## SET EXERCISE
Without the images, write out the whole listing exactly.

□ □ □ □

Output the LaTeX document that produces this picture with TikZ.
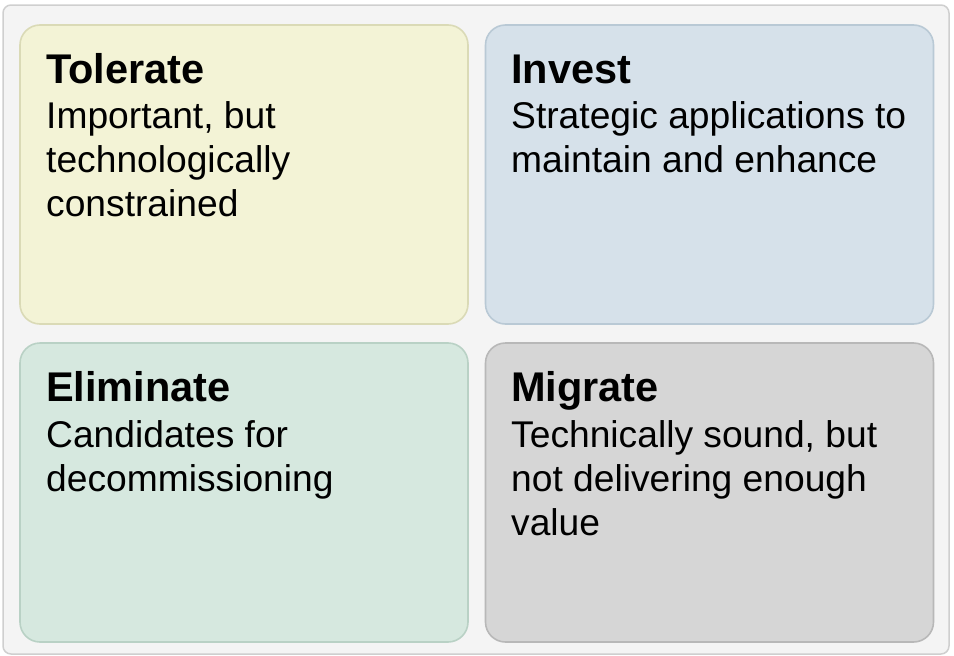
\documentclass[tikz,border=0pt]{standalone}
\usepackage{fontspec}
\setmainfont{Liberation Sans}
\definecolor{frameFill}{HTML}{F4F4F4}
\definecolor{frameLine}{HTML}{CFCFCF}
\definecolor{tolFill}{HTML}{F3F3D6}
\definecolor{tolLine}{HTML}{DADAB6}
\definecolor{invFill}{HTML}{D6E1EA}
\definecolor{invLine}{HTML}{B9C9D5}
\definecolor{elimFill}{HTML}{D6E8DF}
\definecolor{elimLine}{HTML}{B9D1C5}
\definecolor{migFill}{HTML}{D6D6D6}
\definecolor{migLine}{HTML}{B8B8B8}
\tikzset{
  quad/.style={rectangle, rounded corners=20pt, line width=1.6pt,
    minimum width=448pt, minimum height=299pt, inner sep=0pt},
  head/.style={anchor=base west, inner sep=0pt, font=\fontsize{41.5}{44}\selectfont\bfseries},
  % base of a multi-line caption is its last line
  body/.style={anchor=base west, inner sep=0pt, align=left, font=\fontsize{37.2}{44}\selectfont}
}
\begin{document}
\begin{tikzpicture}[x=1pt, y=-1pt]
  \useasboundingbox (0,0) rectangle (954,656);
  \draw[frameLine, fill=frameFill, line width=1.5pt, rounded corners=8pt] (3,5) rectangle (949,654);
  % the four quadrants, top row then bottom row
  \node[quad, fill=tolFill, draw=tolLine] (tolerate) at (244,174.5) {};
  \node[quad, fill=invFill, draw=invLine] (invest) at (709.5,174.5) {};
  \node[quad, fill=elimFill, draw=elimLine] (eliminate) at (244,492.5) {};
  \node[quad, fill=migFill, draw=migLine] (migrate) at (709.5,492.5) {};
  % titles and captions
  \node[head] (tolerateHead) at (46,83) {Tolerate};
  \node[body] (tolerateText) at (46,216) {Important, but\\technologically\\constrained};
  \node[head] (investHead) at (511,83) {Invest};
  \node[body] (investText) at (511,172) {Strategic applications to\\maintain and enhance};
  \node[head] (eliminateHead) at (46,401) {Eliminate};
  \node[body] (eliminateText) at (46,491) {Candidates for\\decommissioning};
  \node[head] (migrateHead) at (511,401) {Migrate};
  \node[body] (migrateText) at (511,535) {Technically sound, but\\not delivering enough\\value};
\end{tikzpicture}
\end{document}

□ □ □ □

## RESULT FOR THIS TASK
Output the LaTeX document that produces this picture with TikZ.
\documentclass[tikz,border=0pt]{standalone}
\usepackage{fontspec}
\setmainfont{Liberation Sans}
\definecolor{frameFill}{HTML}{F4F4F4}
\definecolor{frameLine}{HTML}{CFCFCF}
\definecolor{tolFill}{HTML}{F3F3D6}
\definecolor{tolLine}{HTML}{DADAB6}
\definecolor{invFill}{HTML}{D6E1EA}
\definecolor{invLine}{HTML}{B9C9D5}
\definecolor{elimFill}{HTML}{D6E8DF}
\definecolor{elimLine}{HTML}{B9D1C5}
\definecolor{migFill}{HTML}{D6D6D6}
\definecolor{migLine}{HTML}{B8B8B8}
\tikzset{
  quad/.style={rectangle, rounded corners=20pt, line width=1.6pt,
    minimum width=448pt, minimum height=299pt, inner sep=0pt},
  head/.style={anchor=base west, inner sep=0pt, font=\fontsize{41.5}{44}\selectfont\bfseries},
  % base of a multi-line caption is its last line
  body/.style={anchor=base west, inner sep=0pt, align=left, font=\fontsize{37.2}{44}\selectfont}
}
\begin{document}
\begin{tikzpicture}[x=1pt, y=-1pt]
  \useasboundingbox (0,0) rectangle (954,656);
  \draw[frameLine, fill=frameFill, line width=1.5pt, rounded corners=8pt] (3,5) rectangle (949,654);
  % the four quadrants, top row then bottom row
  \node[quad, fill=tolFill, draw=tolLine] (tolerate) at (244,174.5) {};
  \node[quad, fill=invFill, draw=invLine] (invest) at (709.5,174.5) {};
  \node[quad, fill=elimFill, draw=elimLine] (eliminate) at (244,492.5) {};
  \node[quad, fill=migFill, draw=migLine] (migrate) at (709.5,492.5) {};
  % titles and captions
  \node[head] (tolerateHead) at (46,83) {Tolerate};
  \node[body] (tolerateText) at (46,216) {Important, but\\technologically\\constrained};
  \node[head] (investHead) at (511,83) {Invest};
  \node[body] (investText) at (511,172) {Strategic applications to\\maintain and enhance};
  \node[head] (eliminateHead) at (46,401) {Eliminate};
  \node[body] (eliminateText) at (46,491) {Candidates for\\decommissioning};
  \node[head] (migrateHead) at (511,401) {Migrate};
  \node[body] (migrateText) at (511,535) {Technically sound, but\\not delivering enough\\value};
\end{tikzpicture}
\end{document}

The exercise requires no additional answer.